Mediaeval Turkish art occupies a special place in the history of the artistic culture of the Middle East. Profoundly different from the art of neighbouring Arab peoples, it is closely connected with the local centuries-old Anatolian artistic tradition. Despite coming into being relatively late, it nonetheless took a strikingly original approach in a number of aesthetic spheres that were important in the Middle Ages, particularly in the fields of architecture and applied art. The Seljuk period saw strong creative interaction between Turkish art and the culture of neighbouring peoples. In the 16th and 17th centuries, when the Ottoman Empire was politically powerful, palaces and mosques based on prototypes in Istanbul were built across the Arab world, on the Balkan peninsula and in the Crimea.
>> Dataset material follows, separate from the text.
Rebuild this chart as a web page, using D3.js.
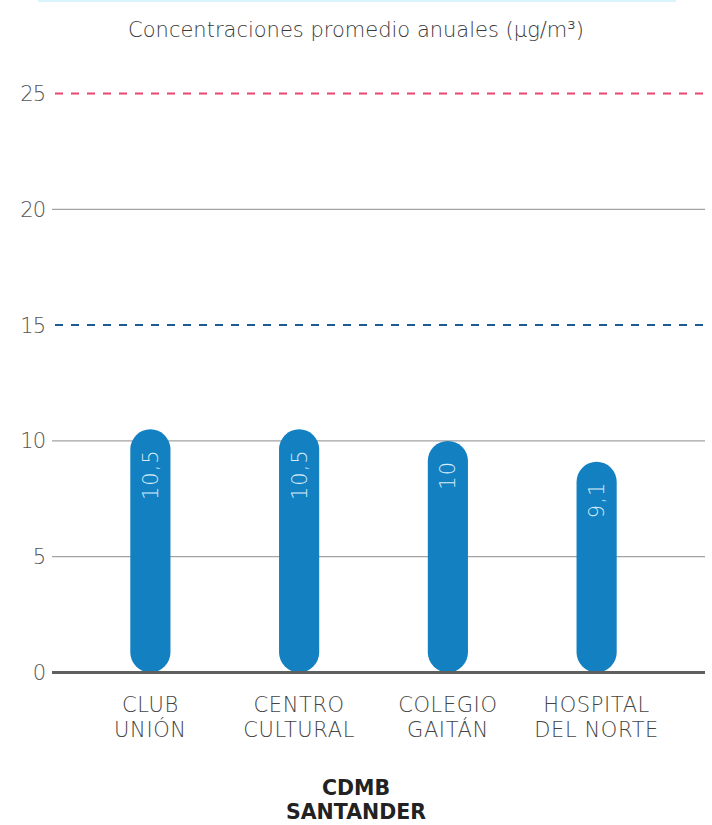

Turkish pottery, fabrics, carpets and other works of applied art were widely distributed.
The State Hermitage possesses an extensive and significant collection of Turkish jewellery, weaponry, fabrics, carpets, ceramics and metal articles. The permanent display includes some 200 items. The earliest exhibits date from the time when the Seljuk dynasty was dominant in Asia Minor.
The new display has been created by the staff of the State Hermitage’s Department of the East. The curator is Dmitry Vladimirovich Sadofeyev, researcher in the Byzantium and Middle East Sector within the State Hermitage’s Department of the East.